You will be charged penal interest for not paying timely advance tax instalments
For FY21, an individual is required to pay advance tax in four specified instalments

I am a 30 years old salaried person. I want to buy a home in my mother’s name. I am depositing an amount (on which I have already paid tax) in my mother’s account because only the property owner can issue the cheque in the name of the builder. What will be the taxability of this amount in my mother’s or my hands?
—Hital Negi
The amount deposited by you in your mother’s account would be considered as a gift. As your mother shall receive the gift, from a specified relative (her son in this case), the transaction of the gift itself will not trigger any income tax implications for yourself or your mother.
We have presumed that the transfer of money to your mother is a gift, which is an unconditional and irrevocable transfer.
I have started working as a consultant at two places. Both the places will cut 10% tax deducted at source (TDS). I am not sure if the companies will give me Form 16 for FY21. However, if I add both the incomes, I will fall in the 20% slab. How do I pay the extra tax that I will be liable to? Should I pay it at the time of filing my income tax return (ITR)?
—Jay Bajaj
If your total tax liability (net of TDS on the estimated income, is likely to be ₹10,000 or more during the relevant financial year (FY), you are required to pay such tax by way of prescribed advance tax instalments during the FY itself.

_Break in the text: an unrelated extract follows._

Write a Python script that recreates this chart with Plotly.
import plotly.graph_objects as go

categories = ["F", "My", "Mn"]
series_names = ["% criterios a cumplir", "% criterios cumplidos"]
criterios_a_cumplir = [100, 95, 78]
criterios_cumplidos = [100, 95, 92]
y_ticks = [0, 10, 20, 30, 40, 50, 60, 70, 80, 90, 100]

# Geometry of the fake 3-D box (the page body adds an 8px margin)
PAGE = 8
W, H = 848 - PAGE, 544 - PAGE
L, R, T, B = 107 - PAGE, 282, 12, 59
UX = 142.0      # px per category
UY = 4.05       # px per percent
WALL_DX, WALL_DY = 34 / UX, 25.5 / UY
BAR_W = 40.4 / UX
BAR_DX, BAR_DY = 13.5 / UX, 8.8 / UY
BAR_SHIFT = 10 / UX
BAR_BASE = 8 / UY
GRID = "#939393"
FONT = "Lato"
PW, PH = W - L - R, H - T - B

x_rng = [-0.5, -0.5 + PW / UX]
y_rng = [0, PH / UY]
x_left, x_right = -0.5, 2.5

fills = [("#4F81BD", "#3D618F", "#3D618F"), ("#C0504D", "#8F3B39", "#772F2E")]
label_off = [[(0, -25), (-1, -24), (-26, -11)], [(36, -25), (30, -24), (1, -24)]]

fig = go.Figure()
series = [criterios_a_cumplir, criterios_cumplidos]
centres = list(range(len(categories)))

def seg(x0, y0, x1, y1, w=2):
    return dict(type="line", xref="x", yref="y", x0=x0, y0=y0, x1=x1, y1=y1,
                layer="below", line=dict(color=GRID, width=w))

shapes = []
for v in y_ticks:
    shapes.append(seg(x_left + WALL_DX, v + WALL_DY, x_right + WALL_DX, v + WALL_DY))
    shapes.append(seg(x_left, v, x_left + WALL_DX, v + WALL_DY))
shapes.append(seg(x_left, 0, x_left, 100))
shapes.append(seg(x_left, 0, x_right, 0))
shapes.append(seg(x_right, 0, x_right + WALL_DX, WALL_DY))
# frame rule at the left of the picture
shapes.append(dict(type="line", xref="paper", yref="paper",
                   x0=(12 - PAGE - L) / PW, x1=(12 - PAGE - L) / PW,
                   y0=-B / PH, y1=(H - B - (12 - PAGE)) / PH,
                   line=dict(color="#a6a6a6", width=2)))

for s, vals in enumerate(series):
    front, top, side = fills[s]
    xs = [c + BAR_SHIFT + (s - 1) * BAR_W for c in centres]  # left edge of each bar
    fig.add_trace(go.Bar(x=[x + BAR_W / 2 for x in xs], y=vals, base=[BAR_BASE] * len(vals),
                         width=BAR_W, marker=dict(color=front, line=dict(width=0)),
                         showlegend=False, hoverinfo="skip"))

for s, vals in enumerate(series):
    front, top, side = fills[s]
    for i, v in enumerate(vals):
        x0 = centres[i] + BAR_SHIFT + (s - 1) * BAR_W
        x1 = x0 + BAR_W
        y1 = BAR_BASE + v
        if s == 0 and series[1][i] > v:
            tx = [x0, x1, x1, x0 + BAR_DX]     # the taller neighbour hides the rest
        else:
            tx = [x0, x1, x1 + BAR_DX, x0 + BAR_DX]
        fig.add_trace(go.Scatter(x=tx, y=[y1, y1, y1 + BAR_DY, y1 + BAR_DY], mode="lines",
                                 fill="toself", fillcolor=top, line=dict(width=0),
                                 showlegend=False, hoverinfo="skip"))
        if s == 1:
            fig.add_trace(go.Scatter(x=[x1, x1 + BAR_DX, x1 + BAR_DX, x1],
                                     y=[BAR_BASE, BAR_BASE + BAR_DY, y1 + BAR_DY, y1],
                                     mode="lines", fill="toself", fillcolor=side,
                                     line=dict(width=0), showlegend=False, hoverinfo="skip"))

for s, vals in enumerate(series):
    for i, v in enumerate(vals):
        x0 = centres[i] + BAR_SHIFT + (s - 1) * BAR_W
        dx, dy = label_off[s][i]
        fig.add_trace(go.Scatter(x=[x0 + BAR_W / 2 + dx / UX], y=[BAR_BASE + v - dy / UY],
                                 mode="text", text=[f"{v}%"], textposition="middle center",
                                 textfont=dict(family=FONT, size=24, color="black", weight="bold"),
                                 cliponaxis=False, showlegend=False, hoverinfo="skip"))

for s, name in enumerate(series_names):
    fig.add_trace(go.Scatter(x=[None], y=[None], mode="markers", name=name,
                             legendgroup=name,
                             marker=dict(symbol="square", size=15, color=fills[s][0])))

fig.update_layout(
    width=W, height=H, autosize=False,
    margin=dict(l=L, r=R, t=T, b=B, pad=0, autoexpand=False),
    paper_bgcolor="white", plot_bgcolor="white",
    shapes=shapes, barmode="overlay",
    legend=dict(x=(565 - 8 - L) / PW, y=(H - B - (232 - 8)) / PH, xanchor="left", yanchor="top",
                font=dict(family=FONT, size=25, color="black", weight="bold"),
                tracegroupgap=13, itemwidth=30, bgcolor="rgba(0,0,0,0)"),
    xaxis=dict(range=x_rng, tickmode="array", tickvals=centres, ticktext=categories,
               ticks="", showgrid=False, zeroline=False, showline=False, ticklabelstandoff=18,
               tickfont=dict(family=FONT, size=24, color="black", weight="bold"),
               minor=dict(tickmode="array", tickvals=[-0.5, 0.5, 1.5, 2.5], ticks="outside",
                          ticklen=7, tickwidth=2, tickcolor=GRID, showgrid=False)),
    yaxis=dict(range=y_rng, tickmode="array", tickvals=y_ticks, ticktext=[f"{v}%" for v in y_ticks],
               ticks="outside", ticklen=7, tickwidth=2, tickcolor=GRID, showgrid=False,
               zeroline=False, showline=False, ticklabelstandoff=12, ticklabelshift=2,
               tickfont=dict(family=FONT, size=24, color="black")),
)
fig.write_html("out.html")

For FY21, an individual is required to pay advance tax in four specified instalments (15% of the total tax by 15 June 2020, 45% by 15 September 2020, 75% by 15 December 2020 and 100% by 15 March 2021).
However, please note that if you are declaring your income following the presumptive taxation scheme under Section 44AD or 44ADA of the Income-tax Act, 1961, you are only required to pay 100% of the total tax by 15 March 2021.
Any delay or deferment in payment of advance tax will have interest implications as prescribed. In case the taxes are not paid as advance tax or there is a shortfall in the advance tax payment, the balance tax liability would need to be discharged as self-assessment taxes, before the filing of the ITR along with applicable interest.
Accordingly, you may pay the entire taxes in advance as per the prescribed instalments applicable to you, to avoid interest implications on delay or deferment in payment of taxes.